Begin TASK MATERIAL

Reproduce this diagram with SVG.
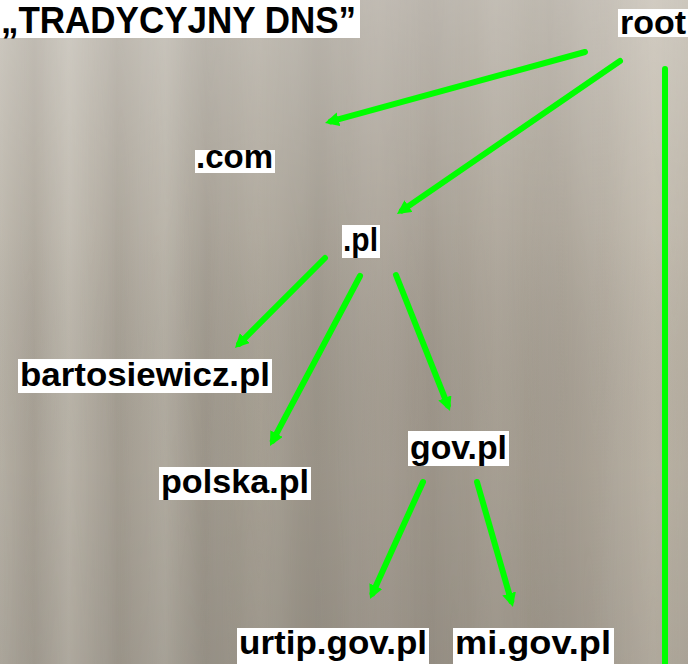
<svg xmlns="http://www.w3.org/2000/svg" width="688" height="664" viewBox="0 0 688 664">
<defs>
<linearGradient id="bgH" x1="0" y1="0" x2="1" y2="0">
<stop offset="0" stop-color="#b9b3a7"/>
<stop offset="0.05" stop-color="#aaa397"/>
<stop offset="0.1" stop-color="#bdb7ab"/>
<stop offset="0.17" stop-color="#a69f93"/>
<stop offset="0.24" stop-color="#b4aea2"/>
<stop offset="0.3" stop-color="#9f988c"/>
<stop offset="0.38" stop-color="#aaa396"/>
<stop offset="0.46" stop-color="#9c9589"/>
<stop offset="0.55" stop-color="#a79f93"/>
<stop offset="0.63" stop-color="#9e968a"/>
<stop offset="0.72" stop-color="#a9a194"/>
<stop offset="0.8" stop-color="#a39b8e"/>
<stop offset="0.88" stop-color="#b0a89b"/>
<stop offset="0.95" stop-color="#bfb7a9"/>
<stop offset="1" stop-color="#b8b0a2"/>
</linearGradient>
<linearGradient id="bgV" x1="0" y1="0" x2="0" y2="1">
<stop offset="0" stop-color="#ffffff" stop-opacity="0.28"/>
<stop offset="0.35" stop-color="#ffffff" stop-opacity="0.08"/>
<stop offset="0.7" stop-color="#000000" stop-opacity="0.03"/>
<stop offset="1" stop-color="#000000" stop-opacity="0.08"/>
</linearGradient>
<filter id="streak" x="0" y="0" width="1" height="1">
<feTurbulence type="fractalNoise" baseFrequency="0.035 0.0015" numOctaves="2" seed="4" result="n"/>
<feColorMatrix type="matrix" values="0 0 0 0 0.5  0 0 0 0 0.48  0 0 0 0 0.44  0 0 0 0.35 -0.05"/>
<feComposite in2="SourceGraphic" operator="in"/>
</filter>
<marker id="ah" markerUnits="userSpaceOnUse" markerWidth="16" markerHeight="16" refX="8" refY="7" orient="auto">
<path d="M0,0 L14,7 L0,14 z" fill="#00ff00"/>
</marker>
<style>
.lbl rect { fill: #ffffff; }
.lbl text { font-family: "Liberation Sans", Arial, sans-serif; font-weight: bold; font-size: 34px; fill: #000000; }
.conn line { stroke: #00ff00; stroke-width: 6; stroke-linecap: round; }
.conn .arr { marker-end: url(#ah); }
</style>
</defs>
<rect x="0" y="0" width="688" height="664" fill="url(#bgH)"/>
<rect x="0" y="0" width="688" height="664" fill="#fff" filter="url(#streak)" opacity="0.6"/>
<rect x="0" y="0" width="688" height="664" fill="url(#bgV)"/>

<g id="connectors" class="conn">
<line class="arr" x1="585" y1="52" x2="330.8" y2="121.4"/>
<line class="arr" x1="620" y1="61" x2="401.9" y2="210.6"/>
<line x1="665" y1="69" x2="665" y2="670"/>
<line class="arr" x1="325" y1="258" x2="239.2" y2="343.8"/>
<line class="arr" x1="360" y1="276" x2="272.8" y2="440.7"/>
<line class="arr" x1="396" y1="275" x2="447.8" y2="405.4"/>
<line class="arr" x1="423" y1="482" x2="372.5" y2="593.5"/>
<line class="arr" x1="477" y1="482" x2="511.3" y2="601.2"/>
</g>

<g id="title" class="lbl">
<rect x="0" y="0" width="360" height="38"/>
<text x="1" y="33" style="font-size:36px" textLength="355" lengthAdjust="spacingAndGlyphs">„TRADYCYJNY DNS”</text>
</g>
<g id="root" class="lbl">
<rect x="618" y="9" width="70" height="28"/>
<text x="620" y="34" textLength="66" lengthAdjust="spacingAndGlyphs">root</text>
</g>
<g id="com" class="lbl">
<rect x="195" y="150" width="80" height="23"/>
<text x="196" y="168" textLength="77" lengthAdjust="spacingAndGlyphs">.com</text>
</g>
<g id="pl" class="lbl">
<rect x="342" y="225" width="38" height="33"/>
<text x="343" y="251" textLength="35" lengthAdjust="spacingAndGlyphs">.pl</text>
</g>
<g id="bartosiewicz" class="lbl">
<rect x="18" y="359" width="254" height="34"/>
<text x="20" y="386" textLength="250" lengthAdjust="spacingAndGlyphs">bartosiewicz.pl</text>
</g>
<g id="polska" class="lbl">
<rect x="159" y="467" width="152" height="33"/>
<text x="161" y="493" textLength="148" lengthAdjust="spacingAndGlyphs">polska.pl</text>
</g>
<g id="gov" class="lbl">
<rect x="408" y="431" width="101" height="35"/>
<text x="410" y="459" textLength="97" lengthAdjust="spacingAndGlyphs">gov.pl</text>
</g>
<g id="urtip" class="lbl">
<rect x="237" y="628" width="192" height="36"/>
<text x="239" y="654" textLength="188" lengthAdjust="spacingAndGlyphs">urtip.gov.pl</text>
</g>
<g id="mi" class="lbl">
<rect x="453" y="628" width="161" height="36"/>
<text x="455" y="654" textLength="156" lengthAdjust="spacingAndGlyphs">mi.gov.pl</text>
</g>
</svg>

End TASK MATERIAL
Begin TASK MATERIAL

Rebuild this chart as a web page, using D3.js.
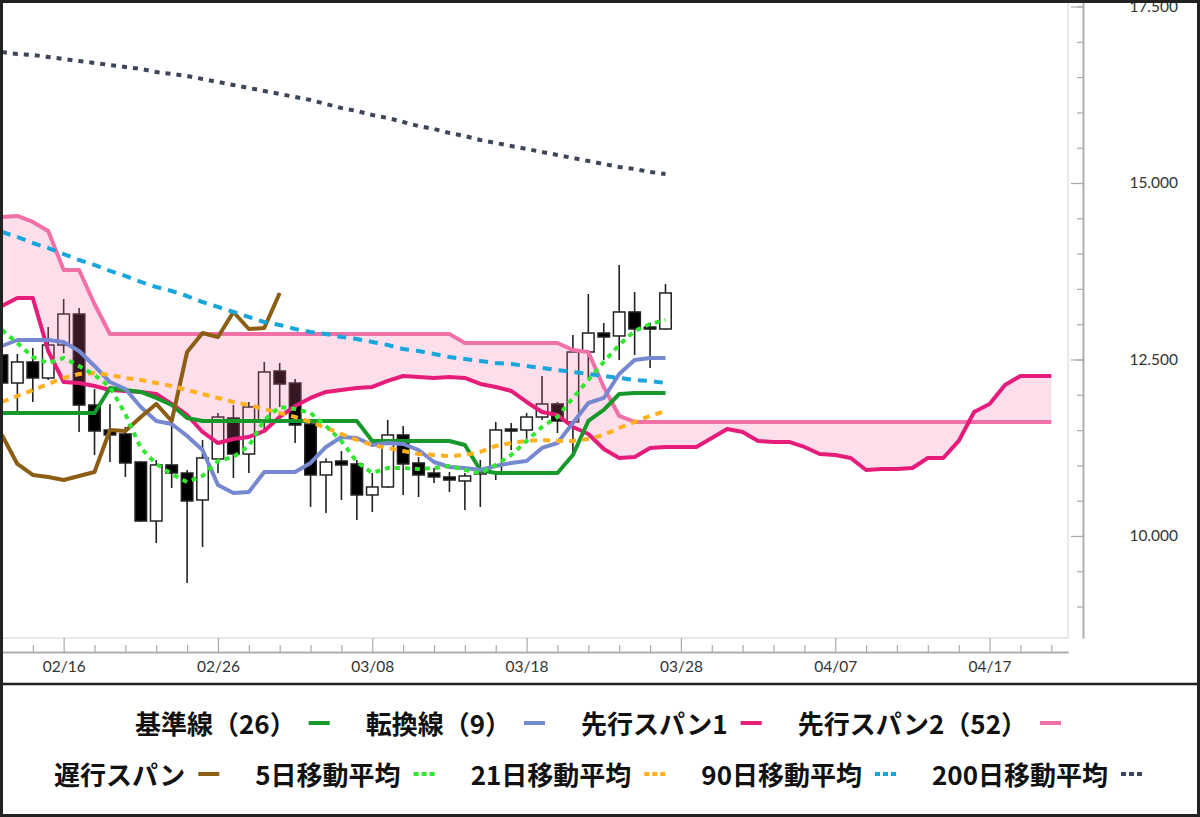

End TASK MATERIAL

■ WHAT YOU HAVE TO DO
Answer with one number: how many lines of the entries above include the word "this".

■ THE OUTPUT
2